SAN FRANCISCO — The South Napa earthquake that rattled Northern California in August shook roughly a billion liters of groundwater out of nearby hills, new research suggests.
A few days after the magnitude 6.0 quake struck near Napa Valley, residents reported water rushing through previously dry streambeds. Geoscientists Chi-Yuen Wang and Michael Manga of the University of California, Berkeley ran over to sample the water. It contained a higher concentration of lighter oxygen and hydrogen isotopes compared with other water flowing in the valley. Because lighter water molecules typically gather at higher elevations, the water was probably coming from the surrounding hills, Wang proposed December 17 at the American Geophysical Union’s fall meeting.

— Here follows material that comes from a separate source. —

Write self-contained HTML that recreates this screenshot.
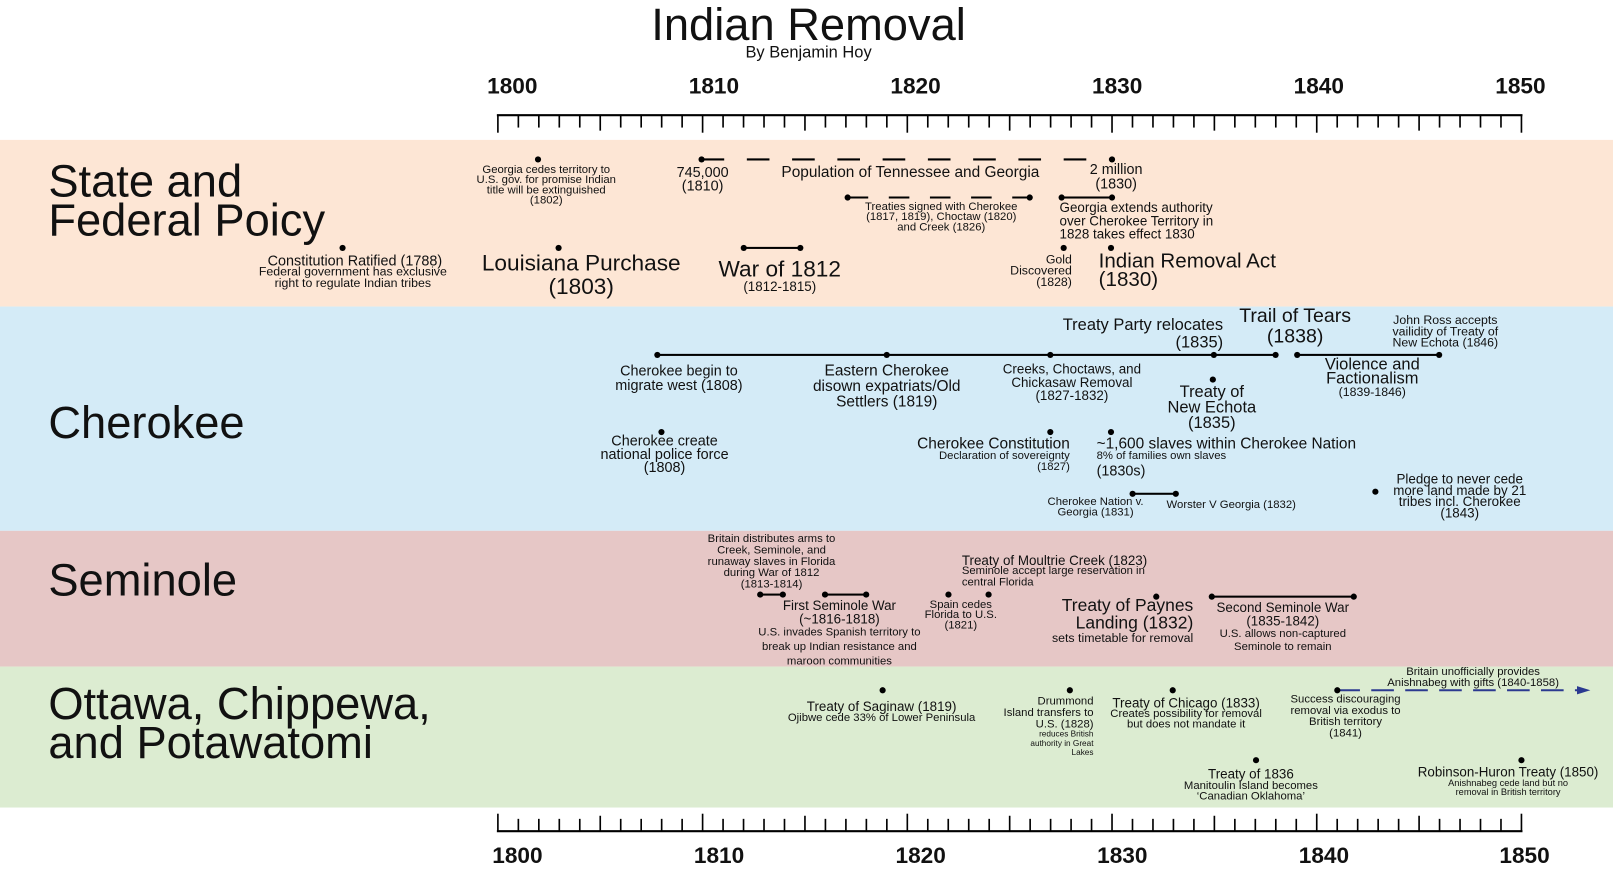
<!DOCTYPE html>
<html><head><meta charset="utf-8"><style>
html,body{margin:0;padding:0;width:1613px;height:873px;overflow:hidden;background:#fff}
#w{position:absolute;left:0;top:0;width:1568px;height:848px;transform:scale(1.02870);transform-origin:0 0;font-family:"Liberation Sans Narrow","Liberation Sans",sans-serif;color:#111}
.b{position:absolute;left:0;width:1568px}
.t{position:absolute;white-space:nowrap;line-height:1}
.c{transform:translateX(-50%);text-align:center}
.r{transform:translateX(-100%);text-align:right}
.h{font-family:"Liberation Sans",sans-serif;font-size:44px;line-height:38px;left:47px}
.d{position:absolute;width:6px;height:6px;border-radius:50%;background:#000;margin:-3px 0 0 -3px}
.ln{position:absolute;height:2px;background:#000;margin-top:-1px}
.yr{font-family:"Liberation Sans",sans-serif;font-weight:bold;font-size:22px}
</style></head><body><div id="w">
<div class="b" style="top:136px;height:162px;background:#fde6d5"></div>
<div class="b" style="top:298px;height:218px;background:#d4ebf7"></div>
<div class="b" style="top:516px;height:132px;background:#e6c7c6"></div>
<div class="b" style="top:648px;height:137px;background:#dcecd1"></div>

<div class="t c" style="left:786px;top:3px;font-family:'Liberation Sans',sans-serif;font-size:44px">Indian Removal</div>
<div class="t c" style="left:786px;top:44px;font-size:16px">By Benjamin Hoy</div>

<svg id="ax" width="1568" height="848" style="position:absolute;left:0;top:0"></svg>

<div class="t h" style="top:158px">State and<br>Federal Poicy</div>
<div class="t h" style="top:393px">Cherokee</div>
<div class="t h" style="top:546px">Seminole</div>
<div class="t h" style="top:666px">Ottawa, Chippewa,<br>and Potawatomi</div>

<!-- State -->
<div class="d" style="left:333px;top:241px"></div>
<div class="t c" style="left:345px;top:246px;font-size:14px">Constitution Ratified (1788)</div>
<div class="t c" style="left:343px;top:259px;font-size:12px;line-height:11px">Federal government has exclusive<br>right to regulate Indian tribes</div>
<div class="d" style="left:523px;top:155px"></div>
<div class="t c" style="left:531px;top:160px;font-size:11px;line-height:10px">Georgia cedes territory to<br>U.S. gov. for promise Indian<br>title will be extinguished<br>(1802)</div>
<svg width="1568" height="300" style="position:absolute;left:0;top:0">
<line x1="682" y1="155" x2="1081" y2="155" stroke="#000" stroke-width="2" stroke-dasharray="22,22"/>
<line x1="824" y1="192" x2="1001" y2="192" stroke="#000" stroke-width="2" stroke-dasharray="20,20"/>
</svg>
<div class="d" style="left:682px;top:155px"></div><div class="d" style="left:1081px;top:155px"></div>
<div class="t c" style="left:683px;top:161px;font-size:14px;line-height:13px">745,000<br>(1810)</div>
<div class="t c" style="left:885px;top:160px;font-size:15px">Population of Tennessee and Georgia</div>
<div class="t c" style="left:1085px;top:157px;font-size:14px;line-height:14px">2 million<br>(1830)</div>
<div class="d" style="left:824px;top:192px"></div><div class="d" style="left:1001px;top:192px"></div>
<div class="t c" style="left:915px;top:196px;font-size:11px;line-height:10px">Treaties signed with Cherokee<br>(1817, 1819), Choctaw (1820)<br>and Creek (1826)</div>
<div class="ln" style="left:1032px;top:192px;width:49px"></div>
<div class="d" style="left:1032px;top:192px"></div><div class="d" style="left:1081px;top:192px"></div>
<div class="t" style="left:1030px;top:195px;font-size:13px;line-height:13px">Georgia extends authority<br>over Cherokee Territory in<br>1828 takes effect 1830</div>
<div class="d" style="left:543px;top:241px"></div>
<div class="t c" style="left:565px;top:244px;font-size:22px;line-height:23px">Louisiana Purchase<br>(1803)</div>
<div class="ln" style="left:723px;top:241px;width:55px"></div>
<div class="d" style="left:723px;top:241px"></div><div class="d" style="left:778px;top:241px"></div>
<div class="t c" style="left:758px;top:251px;font-size:22px">War of 1812</div>
<div class="t c" style="left:758px;top:272px;font-size:13px">(1812-1815)</div>
<div class="d" style="left:1034px;top:241px"></div>
<div class="t r" style="left:1042px;top:247px;font-size:12px;line-height:11px">Gold<br>Discovered<br>(1828)</div>
<div class="d" style="left:1080px;top:241px"></div>
<div class="t" style="left:1068px;top:245px;font-size:20px;line-height:18px">Indian Removal Act<br>(1830)</div>

<!-- Cherokee -->
<div class="ln" style="left:639px;top:345px;width:601px"></div>
<div class="ln" style="left:1261px;top:345px;width:138px"></div>
<div class="d" style="left:639px;top:345px"></div><div class="d" style="left:862px;top:345px"></div><div class="d" style="left:1021px;top:345px"></div><div class="d" style="left:1180px;top:345px"></div><div class="d" style="left:1240px;top:345px"></div><div class="d" style="left:1261px;top:345px"></div><div class="d" style="left:1399px;top:345px"></div>
<div class="t r" style="left:1189px;top:308px;font-size:16px;line-height:17px">Treaty Party relocates<br>(1835)</div>
<div class="t c" style="left:1259px;top:298px;font-size:19px;line-height:20px">Trail of Tears<br>(1838)</div>
<div class="t c" style="left:1405px;top:306px;font-size:12px;line-height:11px">John Ross accepts<br>vailidity of Treaty of<br>New Echota (1846)</div>
<div class="t c" style="left:660px;top:353px;font-size:14px;line-height:14px">Cherokee begin to<br>migrate west (1808)</div>
<div class="t c" style="left:862px;top:353px;font-size:15px;line-height:15px">Eastern Cherokee<br>disown expatriats/Old<br>Settlers (1819)</div>
<div class="t c" style="left:1042px;top:352px;font-size:13px;line-height:13px">Creeks, Choctaws, and<br>Chickasaw Removal<br>(1827-1832)</div>
<div class="d" style="left:1179px;top:369px"></div>
<div class="t c" style="left:1178px;top:374px;font-size:16px;line-height:15px">Treaty of<br>New Echota<br>(1835)</div>
<div class="t c" style="left:1334px;top:348px;font-size:16px;line-height:14px">Violence and<br>Factionalism</div>
<div class="t c" style="left:1334px;top:375px;font-size:12px">(1839-1846)</div>
<div class="d" style="left:643px;top:420px"></div>
<div class="t c" style="left:646px;top:422px;font-size:14px;line-height:13px">Cherokee create<br>national police force<br>(1808)</div>
<div class="d" style="left:1021px;top:420px"></div>
<div class="t r" style="left:1040px;top:424px;font-size:15px">Cherokee Constitution</div>
<div class="t r" style="left:1040px;top:438px;font-size:11px;line-height:11px">Declaration of sovereignty<br>(1827)</div>
<div class="d" style="left:1080px;top:420px"></div>
<div class="t" style="left:1066px;top:424px;font-size:15px">~1,600 slaves within Cherokee Nation</div>
<div class="t" style="left:1066px;top:438px;font-size:11px">8% of families own slaves</div>
<div class="t" style="left:1066px;top:450px;font-size:14px">(1830s)</div>
<div class="ln" style="left:1101px;top:480px;width:42px"></div>
<div class="d" style="left:1101px;top:480px"></div><div class="d" style="left:1143px;top:480px"></div>
<div class="t c" style="left:1065px;top:483px;font-size:11px;line-height:10px">Cherokee Nation v.<br>Georgia (1831)</div>
<div class="t" style="left:1134px;top:486px;font-size:11px">Worster V Georgia (1832)</div>
<div class="d" style="left:1337px;top:478px"></div>
<div class="t c" style="left:1419px;top:460px;font-size:13px;line-height:11px">Pledge to never cede<br>more land made by 21<br>tribes incl. Cherokee<br>(1843)</div>

<!-- Seminole -->
<div class="t c" style="left:750px;top:519px;font-size:11px;line-height:11px">Britain distributes arms to<br>Creek, Seminole, and<br>runaway slaves in Florida<br>during War of 1812<br>(1813-1814)</div>
<div class="ln" style="left:739px;top:578px;width:22px"></div>
<div class="d" style="left:739px;top:578px"></div><div class="d" style="left:761px;top:578px"></div>
<div class="ln" style="left:802px;top:578px;width:40px"></div>
<div class="d" style="left:802px;top:578px"></div><div class="d" style="left:842px;top:578px"></div>
<div class="t c" style="left:816px;top:582px;font-size:13px;line-height:13px">First Seminole War<br>(~1816-1818)</div>
<div class="t c" style="left:816px;top:608px;font-size:11px;line-height:14px">U.S. invades Spanish territory to<br>break up Indian resistance and<br>maroon communities</div>
<div class="t" style="left:935px;top:538px;font-size:13px">Treaty of Moultrie Creek (1823)</div>
<div class="t" style="left:935px;top:550px;font-size:11px;line-height:11px">Seminole accept large reservation in<br>central Florida</div>
<div class="d" style="left:922px;top:578px"></div><div class="d" style="left:961px;top:578px"></div>
<div class="t c" style="left:934px;top:583px;font-size:11px;line-height:10px">Spain cedes<br>Florida to U.S.<br>(1821)</div>
<div class="d" style="left:1124px;top:580px"></div>
<div class="t r" style="left:1160px;top:580px;font-size:17px;line-height:17px">Treaty of Paynes<br>Landing (1832)</div>
<div class="t r" style="left:1160px;top:614px;font-size:12px">sets timetable for removal</div>
<div class="ln" style="left:1178px;top:580px;width:138px"></div>
<div class="d" style="left:1178px;top:580px"></div><div class="d" style="left:1316px;top:580px"></div>
<div class="t c" style="left:1247px;top:584px;font-size:13px;line-height:13px">Second Seminole War<br>(1835-1842)</div>
<div class="t c" style="left:1247px;top:610px;font-size:11px;line-height:13px">U.S. allows non-captured<br>Seminole to remain</div>

<!-- Ottawa -->
<div class="d" style="left:858px;top:671px"></div>
<div class="t c" style="left:857px;top:680px;font-size:13px">Treaty of Saginaw (1819)</div>
<div class="t c" style="left:857px;top:693px;font-size:11px">Ojibwe cede 33% of Lower Peninsula</div>
<div class="d" style="left:1040px;top:671px"></div>
<div class="t r" style="left:1063px;top:677px;font-size:11px;line-height:11px">Drummond<br>Island transfers to<br>U.S. (1828)</div>
<div class="t r" style="left:1063px;top:709px;font-size:8px;line-height:9px">reduces British<br>authority in Great<br>Lakes</div>
<div class="d" style="left:1140px;top:671px"></div>
<div class="t c" style="left:1153px;top:677px;font-size:13px">Treaty of Chicago (1833)</div>
<div class="t c" style="left:1153px;top:689px;font-size:11px;line-height:10px">Creates possibility for removal<br>but does not mandate it</div>
<svg width="1568" height="848" style="position:absolute;left:0;top:0">
<line x1="1300" y1="671" x2="1535" y2="671" stroke="#2b3990" stroke-width="2" stroke-dasharray="22,11"/>
<polygon points="1546,671 1533,667 1533,675" fill="#2b3990"/>
</svg>
<div class="d" style="left:1300px;top:671px"></div>
<div class="t c" style="left:1432px;top:648px;font-size:11px;line-height:11px">Britain unofficially provides<br>Anishnabeg with gifts (1840-1858)</div>
<div class="t c" style="left:1308px;top:675px;font-size:11px;line-height:11px">Success discouraging<br>removal via exodus to<br>British territory<br>(1841)</div>
<div class="d" style="left:1221px;top:739px"></div>
<div class="t c" style="left:1216px;top:746px;font-size:13px">Treaty of 1836</div>
<div class="t c" style="left:1216px;top:759px;font-size:11px;line-height:10px">Manitoulin Island becomes<br>‘Canadian Oklahoma’</div>
<div class="d" style="left:1479px;top:739px"></div>
<div class="t c" style="left:1466px;top:744px;font-size:13px">Robinson-Huron Treaty (1850)</div>
<div class="t c" style="left:1466px;top:757px;font-size:9px;line-height:9px">Anishnabeg cede land but no<br>removal in British territory</div>

<div class="t c yr" style="left:498px;top:73px">1800</div>
<div class="t c yr" style="left:694px;top:73px">1810</div>
<div class="t c yr" style="left:890px;top:73px">1820</div>
<div class="t c yr" style="left:1086px;top:73px">1830</div>
<div class="t c yr" style="left:1282px;top:73px">1840</div>
<div class="t c yr" style="left:1478px;top:73px">1850</div>
<div class="t c yr" style="left:503px;top:821px">1800</div>
<div class="t c yr" style="left:699px;top:821px">1810</div>
<div class="t c yr" style="left:895px;top:821px">1820</div>
<div class="t c yr" style="left:1091px;top:821px">1830</div>
<div class="t c yr" style="left:1287px;top:821px">1840</div>
<div class="t c yr" style="left:1482px;top:821px">1850</div>
</div>
<script>
var s=document.getElementById('ax'),h='';
h+='<line x1="483" y1="112" x2="1480" y2="112" stroke="#000" stroke-width="2"/>';
h+='<line x1="483" y1="808" x2="1480" y2="808" stroke="#000" stroke-width="2"/>';
for(var i=0;i<=50;i++){var x=484+19.9*i;var L=(i%10==0)?17:(i%5==0?15:12);
h+='<line x1="'+x+'" y1="112" x2="'+x+'" y2="'+(112+L)+'" stroke="#000" stroke-width="1.6"/>';
h+='<line x1="'+x+'" y1="808" x2="'+x+'" y2="'+(808-L)+'" stroke="#000" stroke-width="1.6"/>';}
s.innerHTML=h;
</script>
</body></html>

Wang thinks that groundwater trapped in rocks was jolted free by the quake. The water then trickled down into the streams and reached a peak outpour about 30 days later. Other quakes have been associated with increased stream flow, Wang said, but the South Napa quake is unique because it was responsible for all the water flowing through the previously dry streams.
Generalizing their results to the entire rattled region, Wang and Manga estimate that the quake freed enough groundwater to fill about 400 Olympic-sized swimming pools. But this won’t quench the drought-stricken area, Wang added, which uses about 40 times that volume of water annually.